The results will be significant   tax relief for approximately 1.8 million Canadian families – each of them saving, on average, $1,300 per year. Most of all, it will ensure that the federal income tax system respects and supports the choices that families make. It will increase fairness for single-income couples. And it will ease the burden on double-income families, by allowing them to keep more of what they earn and to benefit more from having a second income.

This was a very specific promise. You can read it for yourself on page 26 of the document. (And one which will benefit my family).

Today, Harper told Canadians he would not honour that commitment.

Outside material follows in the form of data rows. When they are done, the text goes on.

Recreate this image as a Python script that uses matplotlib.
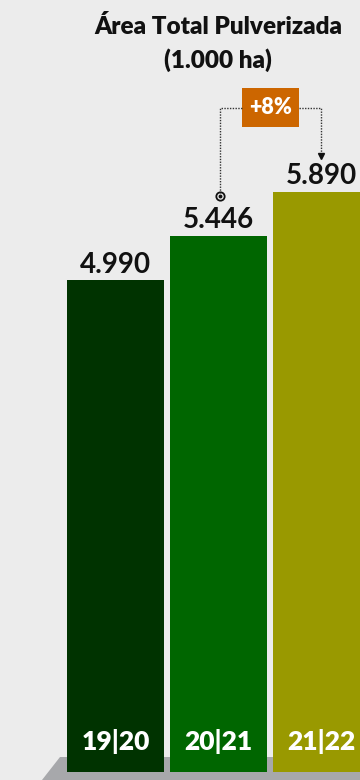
import matplotlib
matplotlib.use("Agg")
import matplotlib.pyplot as plt
from matplotlib.patches import Polygon, Rectangle

# Data
seasons = ["19|20", "20|21", "21|22"]
area = [4990, 5446, 5890]  # 1.000 ha
area_labels = ["4.990", "5.446", "5.890"]
growth_label = "+8%"
colors = ["#003300", "#006600", "#999900"]

bg = "#ececec"
plt.rcParams['font.family'] = ['Lato', 'DejaVu Sans']

fig = plt.figure(figsize=(3.6, 7.8), dpi=100)
fig.patch.set_facecolor(bg)

# Overlay axes in pixel units for decorations
deco = fig.add_axes([0, 0, 1, 1])
deco.set_xlim(0, 360)
deco.set_ylim(780, 0)
deco.axis('off')

# Grey platform under the bars
deco.add_patch(Polygon([(42, 780), (60, 757), (360, 757), (360, 780)],
                       closed=True, color="#a7a8ab", lw=0))

# Main bar axes
ax = fig.add_axes([0, 0, 1, 1])
ax.patch.set_alpha(0)
scale = 0.0985  # pixels per unit
ax.set_ylim(-8 / scale, 772 / scale)
ax.set_xlim(-115.5 / 103, (360 - 115.5) / 103)
ax.axis('off')

x = range(len(seasons))
bars = ax.bar(x, area, width=97 / 103, color=colors)

for i, b in enumerate(bars):
    cx = b.get_x() + b.get_width() / 2
    ax.annotate(area_labels[i], (cx, b.get_height()),
                xytext=(0, 2), textcoords="offset points",
                ha='center', va='bottom', fontsize=20, fontweight='bold',
                color="#111111")
    ax.text(cx, 30 / scale, seasons[i], ha='center', va='center',
            fontsize=19, fontweight='heavy', color='white')

# Title
deco.text(218, 27, "Área Total Pulverizada", ha='center', va='center',
          fontsize=17.5, fontweight='heavy', color="#111111")
deco.text(218, 60, "(1.000 ha)", ha='center', va='center',
          fontsize=17.5, fontweight='heavy', color="#111111")

# Growth bracket
dot = dict(color="#333333", lw=1, ls=(0, (1, 1)))
deco.plot([220, 220, 242], [193, 108, 108], **dot)
deco.plot([299, 321, 321], [108, 108, 152], **dot)
deco.plot([321], [156], marker='v', color="#111111", markersize=5)
deco.plot([220], [196], marker='o', markersize=6, mfc='none', mec="#111111", mew=1.3)
deco.plot([220], [196], marker='o', markersize=1.8, color="#111111")
deco.add_patch(Rectangle((242, 88), 57, 39, color="#cc6600", lw=0))
deco.text(270.5, 108, growth_label, ha='center', va='center',
          fontsize=15.5, fontweight='heavy', color='white')

fig.savefig("out.png", dpi=100, facecolor=bg)
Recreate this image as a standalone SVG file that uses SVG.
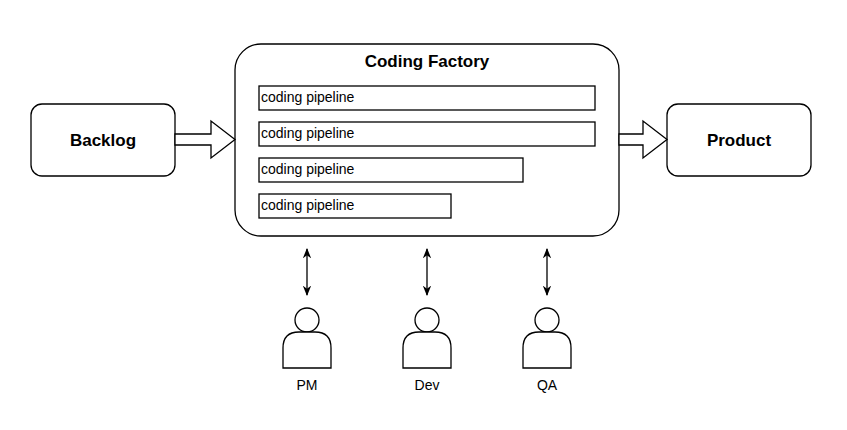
<svg xmlns="http://www.w3.org/2000/svg" width="847" height="430" viewBox="0 0 847 430">
<style>
.b{fill:#fff;stroke:#000;stroke-width:1.3}
.t{font-family:"Liberation Sans",Arial,sans-serif;font-size:17px;font-weight:bold;text-anchor:middle}
.p{font-family:"Liberation Sans",Arial,sans-serif;font-size:14px}
.l{font-family:"Liberation Sans",Arial,sans-serif;font-size:14px;text-anchor:middle}
.c{stroke:#000;stroke-width:1.3;fill:none}
</style>
<defs>
<marker id="a" viewBox="0 0 10 10" refX="9" refY="5" markerWidth="8" markerHeight="8" orient="auto-start-reverse"><path d="M0,1 L10,5 L0,9 L3,5 Z" fill="#000"/></marker>
</defs>
<rect width="847" height="430" fill="#fff"/>
<g id="backlog"><rect class="b" x="31" y="104" width="144" height="72" rx="11"/><text class="t" x="103" y="146">Backlog</text></g>
<g id="factory"><rect class="b" x="235" y="44" width="384" height="192" rx="26"/><text class="t" x="427" y="67">Coding Factory</text>
<rect class="b" x="259" y="86" width="336" height="24"/><text class="p" x="261" y="102">coding pipeline</text>
<rect class="b" x="259" y="122" width="336" height="24"/><text class="p" x="261" y="138">coding pipeline</text>
<rect class="b" x="259" y="158" width="264" height="24"/><text class="p" x="261" y="174">coding pipeline</text>
<rect class="b" x="259" y="194" width="192" height="24"/><text class="p" x="261" y="210">coding pipeline</text>
</g>
<g id="product"><rect class="b" x="667" y="104" width="144" height="72" rx="11"/><text class="t" x="739" y="146">Product</text></g>
<g id="connectors">
<path class="b" d="M175,134 H211 V121 L235,139.5 L211,158 V145 H175 Z"/>
<path class="b" d="M619,134 H643 V121 L667,139.5 L643,158 V145 H619 Z"/>
<line class="c" x1="307" y1="249" x2="307" y2="295" marker-start="url(#a)" marker-end="url(#a)"/>
<line class="c" x1="427" y1="249" x2="427" y2="295" marker-start="url(#a)" marker-end="url(#a)"/>
<line class="c" x1="547" y1="249" x2="547" y2="295" marker-start="url(#a)" marker-end="url(#a)"/>
</g>
<g id="pm"><circle class="b" cx="307" cy="320" r="12"/><path class="b" d="M283,368 V348 Q283,332 299,332 H315 Q331,332 331,348 V368 Z"/><text class="l" x="307" y="390">PM</text></g>
<g id="dev"><circle class="b" cx="427" cy="320" r="12"/><path class="b" d="M403,368 V348 Q403,332 419,332 H435 Q451,332 451,348 V368 Z"/><text class="l" x="427" y="390">Dev</text></g>
<g id="qa"><circle class="b" cx="547" cy="320" r="12"/><path class="b" d="M523,368 V348 Q523,332 539,332 H555 Q571,332 571,348 V368 Z"/><text class="l" x="547" y="390">QA</text></g>
</svg>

First, Conservatives promised this Family Tax Cut “when the federal budget is balanced.” The federal budget has not been balanced. In fact, the prime minister himself told us that on Oct. 9 at an event in Oshawa when he announced that he was doubling the Children’s Fitness Tax Credit (something else the Conservatives said they would do only when the budget is balanced).  At that event, Harper himself said we’d finish this current fiscal year with “a small deficit.”

So that means Canada is borrowing $3-billion — three billion dollars! — to cover the shortfall in revenues it will incur so that it can give a key group of voters a big tax break.

Secondly: There never was to be a cap on this income splitting scheme. Putting a cap on it is what in some quarters would be called “bait and switch.”

I suspect there were more than a few voters who like Harper’s promise here: Balance the budget and, once you’ve done that and once we can afford it, then provide your “Family Tax Cut.”

All of that said, I expect I will be a lonely voice complaining about this broke promise because rather than lower taxes on Canadians who have children and a spouse who does not work or who earns a substantially lower income, Harper today has announced a vast income redistribution scheme for all Canadians with children. One parent, two parents, eight parents — all you need is a child to qualify:

The Government’s proposed new measures consist of the following:

* The Family Tax Cut, a new federal non-refundable credit of up to $2,000 for couples with children under 18, effective as of the 2014 taxation year.

* An enhancement of the Universal Child Care Benefit that would provide an increased benefit of $160 per month for children under the age of 6 – up from $100 per month, and a new benefit of $60 per month for children aged 6 through 17, effective January 1, 2015. The enhanced Universal Child Care Benefit would replace the existing Child Tax Credit for the 2015 and subsequent taxation years.

* A $1,000 increase in the maximum dollar amounts that can be claimed under the Child Care Expense Deduction, effective for the 2015 taxation year. This means that the maximum amount would increase to $8,000 from $7,000 per child under age 7, to $5,000 from $4,000 for each child aged 7 through 16 (and infirm dependent children over age 16), and to $11,000 from $10,000 for children who are eligible for the Disability Tax Credit.

When all these measures are fully implemented in 2015-2016, the net cost to the federal treasury will be $4.6 billion and 4 million Canadian households will benefit. The cost of those measures — cost, here, being foregone tax revenue — that will take place right away is about $3 billion.

3 thoughts on “The promise Stephen Harper made to voters in 2011 – and broke in 2014”

    1. What about us Canadians who’ve already spent our savings raising & educating our children? What does Mr. Harper have for us to chew on, a bone???

  1. I disagree that the measure recently announced is a “broken promise”.

    From cited 2011 Conservative platform:
    “This will give spouses the choice to share up to $50,000 of their household income, for federal income-tax purposes. …
    The results will be significant   tax relief for approximately 1.8 million Canadian families – each of them saving, on average, $1,300 per year. …”
    That “average”, based on the limited household income shared, implies a cap close to the $2000 in the recently announced program. So, your “bait & switch” argument is not valid, IMO.

    As for borrowing $3B to benefit a specific segment of the population … isn’t that done by all political parties? And isn’t that what most Canadians expect, i.e. measures to benefit THEM personally but elimination of all other programs that don’t benefit THEM personally because they’re unnecessary and/or wasteful? Austerity? The outcry is NIMBY! I mean, when singles complain that the “Family Tax Cut”, designed for COUPLES, does not help THEM, have we not reached a bizarre kind of argument?